-- Start of Data shown --

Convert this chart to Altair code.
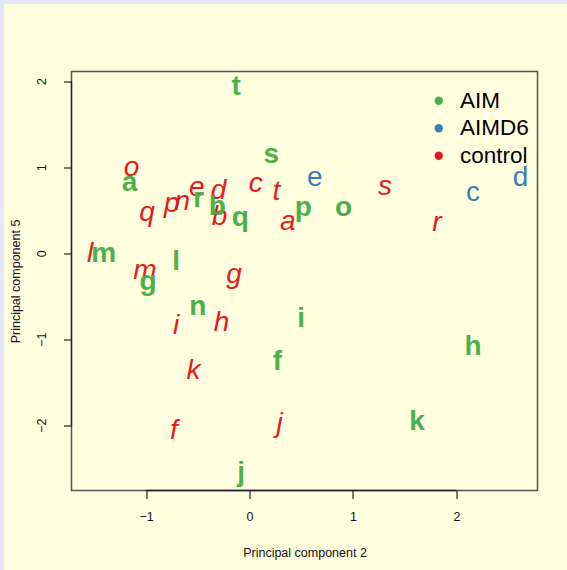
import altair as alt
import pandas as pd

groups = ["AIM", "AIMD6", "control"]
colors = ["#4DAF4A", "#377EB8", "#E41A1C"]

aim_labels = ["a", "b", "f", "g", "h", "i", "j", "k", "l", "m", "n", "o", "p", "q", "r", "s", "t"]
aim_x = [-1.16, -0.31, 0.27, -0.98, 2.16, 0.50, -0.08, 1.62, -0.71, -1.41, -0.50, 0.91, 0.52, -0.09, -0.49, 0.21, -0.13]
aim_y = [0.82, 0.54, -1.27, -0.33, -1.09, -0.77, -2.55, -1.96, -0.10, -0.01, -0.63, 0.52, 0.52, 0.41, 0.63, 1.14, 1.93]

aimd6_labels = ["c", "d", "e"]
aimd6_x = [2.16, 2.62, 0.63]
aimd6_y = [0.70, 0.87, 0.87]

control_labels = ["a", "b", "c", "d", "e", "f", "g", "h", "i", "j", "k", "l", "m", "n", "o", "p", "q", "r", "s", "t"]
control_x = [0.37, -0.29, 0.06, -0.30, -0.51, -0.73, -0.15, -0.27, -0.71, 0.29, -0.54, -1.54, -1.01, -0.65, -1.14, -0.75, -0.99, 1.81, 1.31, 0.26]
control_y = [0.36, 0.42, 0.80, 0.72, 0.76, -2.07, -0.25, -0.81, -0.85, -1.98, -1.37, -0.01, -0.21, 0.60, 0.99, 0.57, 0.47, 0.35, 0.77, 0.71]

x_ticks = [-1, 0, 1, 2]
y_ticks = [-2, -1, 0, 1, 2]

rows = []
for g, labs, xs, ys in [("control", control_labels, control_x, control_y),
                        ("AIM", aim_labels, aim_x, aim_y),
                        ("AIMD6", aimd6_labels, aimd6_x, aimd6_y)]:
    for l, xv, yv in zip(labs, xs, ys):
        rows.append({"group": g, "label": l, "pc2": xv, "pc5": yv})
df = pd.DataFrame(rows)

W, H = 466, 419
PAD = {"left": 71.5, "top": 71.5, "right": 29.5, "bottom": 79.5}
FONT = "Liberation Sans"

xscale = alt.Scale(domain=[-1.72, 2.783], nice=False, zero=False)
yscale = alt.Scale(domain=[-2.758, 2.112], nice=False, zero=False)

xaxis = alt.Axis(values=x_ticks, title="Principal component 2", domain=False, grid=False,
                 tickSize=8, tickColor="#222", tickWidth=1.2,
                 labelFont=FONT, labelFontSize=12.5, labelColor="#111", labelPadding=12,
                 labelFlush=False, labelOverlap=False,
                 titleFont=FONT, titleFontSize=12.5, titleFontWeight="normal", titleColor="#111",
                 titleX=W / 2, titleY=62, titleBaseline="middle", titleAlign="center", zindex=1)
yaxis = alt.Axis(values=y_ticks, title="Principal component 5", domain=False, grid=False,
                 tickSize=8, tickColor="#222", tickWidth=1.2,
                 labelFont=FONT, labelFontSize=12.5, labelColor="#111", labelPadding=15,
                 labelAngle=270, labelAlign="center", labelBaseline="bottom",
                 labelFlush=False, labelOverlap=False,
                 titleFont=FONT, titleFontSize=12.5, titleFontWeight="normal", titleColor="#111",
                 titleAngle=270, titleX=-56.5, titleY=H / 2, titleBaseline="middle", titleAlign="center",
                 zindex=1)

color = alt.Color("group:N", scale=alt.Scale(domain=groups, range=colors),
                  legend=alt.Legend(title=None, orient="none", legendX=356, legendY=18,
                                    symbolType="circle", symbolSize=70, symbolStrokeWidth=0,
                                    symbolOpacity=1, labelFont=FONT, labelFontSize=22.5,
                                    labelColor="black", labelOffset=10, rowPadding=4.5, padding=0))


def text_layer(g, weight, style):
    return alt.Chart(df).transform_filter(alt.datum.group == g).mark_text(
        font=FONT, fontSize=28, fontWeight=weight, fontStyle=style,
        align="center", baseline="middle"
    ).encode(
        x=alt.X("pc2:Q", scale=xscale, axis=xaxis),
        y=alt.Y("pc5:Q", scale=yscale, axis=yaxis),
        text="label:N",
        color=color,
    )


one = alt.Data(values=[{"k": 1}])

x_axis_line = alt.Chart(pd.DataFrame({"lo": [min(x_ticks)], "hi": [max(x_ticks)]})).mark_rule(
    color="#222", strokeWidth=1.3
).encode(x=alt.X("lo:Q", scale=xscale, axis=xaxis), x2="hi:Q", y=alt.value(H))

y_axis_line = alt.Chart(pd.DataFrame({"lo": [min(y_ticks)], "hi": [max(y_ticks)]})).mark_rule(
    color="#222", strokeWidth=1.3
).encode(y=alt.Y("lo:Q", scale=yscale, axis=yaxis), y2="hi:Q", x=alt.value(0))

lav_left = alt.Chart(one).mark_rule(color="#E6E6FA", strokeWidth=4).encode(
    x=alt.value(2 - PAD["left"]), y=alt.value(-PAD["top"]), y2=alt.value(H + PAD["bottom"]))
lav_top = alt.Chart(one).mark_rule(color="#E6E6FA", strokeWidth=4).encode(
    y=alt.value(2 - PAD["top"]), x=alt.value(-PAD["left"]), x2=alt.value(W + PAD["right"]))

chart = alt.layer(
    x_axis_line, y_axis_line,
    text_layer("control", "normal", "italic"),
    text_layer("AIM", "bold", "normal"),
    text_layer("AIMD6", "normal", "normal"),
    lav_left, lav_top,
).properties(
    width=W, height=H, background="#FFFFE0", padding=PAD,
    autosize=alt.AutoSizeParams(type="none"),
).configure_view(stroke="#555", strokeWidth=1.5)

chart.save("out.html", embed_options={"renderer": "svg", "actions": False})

-- End of Data shown --

Task prompt> Each line from the top of the material through the line containing "2.112], nice=False, zero=False)" should be reproduced exactly; please drop any images.

Response>
Convert this chart to Altair code.
import altair as alt
import pandas as pd

groups = ["AIM", "AIMD6", "control"]
colors = ["#4DAF4A", "#377EB8", "#E41A1C"]

aim_labels = ["a", "b", "f", "g", "h", "i", "j", "k", "l", "m", "n", "o", "p", "q", "r", "s", "t"]
aim_x = [-1.16, -0.31, 0.27, -0.98, 2.16, 0.50, -0.08, 1.62, -0.71, -1.41, -0.50, 0.91, 0.52, -0.09, -0.49, 0.21, -0.13]
aim_y = [0.82, 0.54, -1.27, -0.33, -1.09, -0.77, -2.55, -1.96, -0.10, -0.01, -0.63, 0.52, 0.52, 0.41, 0.63, 1.14, 1.93]

aimd6_labels = ["c", "d", "e"]
aimd6_x = [2.16, 2.62, 0.63]
aimd6_y = [0.70, 0.87, 0.87]

control_labels = ["a", "b", "c", "d", "e", "f", "g", "h", "i", "j", "k", "l", "m", "n", "o", "p", "q", "r", "s", "t"]
control_x = [0.37, -0.29, 0.06, -0.30, -0.51, -0.73, -0.15, -0.27, -0.71, 0.29, -0.54, -1.54, -1.01, -0.65, -1.14, -0.75, -0.99, 1.81, 1.31, 0.26]
control_y = [0.36, 0.42, 0.80, 0.72, 0.76, -2.07, -0.25, -0.81, -0.85, -1.98, -1.37, -0.01, -0.21, 0.60, 0.99, 0.57, 0.47, 0.35, 0.77, 0.71]

x_ticks = [-1, 0, 1, 2]
y_ticks = [-2, -1, 0, 1, 2]

rows = []
for g, labs, xs, ys in [("control", control_labels, control_x, control_y),
                        ("AIM", aim_labels, aim_x, aim_y),
                        ("AIMD6", aimd6_labels, aimd6_x, aimd6_y)]:
    for l, xv, yv in zip(labs, xs, ys):
        rows.append({"group": g, "label": l, "pc2": xv, "pc5": yv})
df = pd.DataFrame(rows)

W, H = 466, 419
PAD = {"left": 71.5, "top": 71.5, "right": 29.5, "bottom": 79.5}
FONT = "Liberation Sans"

xscale = alt.Scale(domain=[-1.72, 2.783], nice=False, zero=False)
yscale = alt.Scale(domain=[-2.758, 2.112], nice=False, zero=False)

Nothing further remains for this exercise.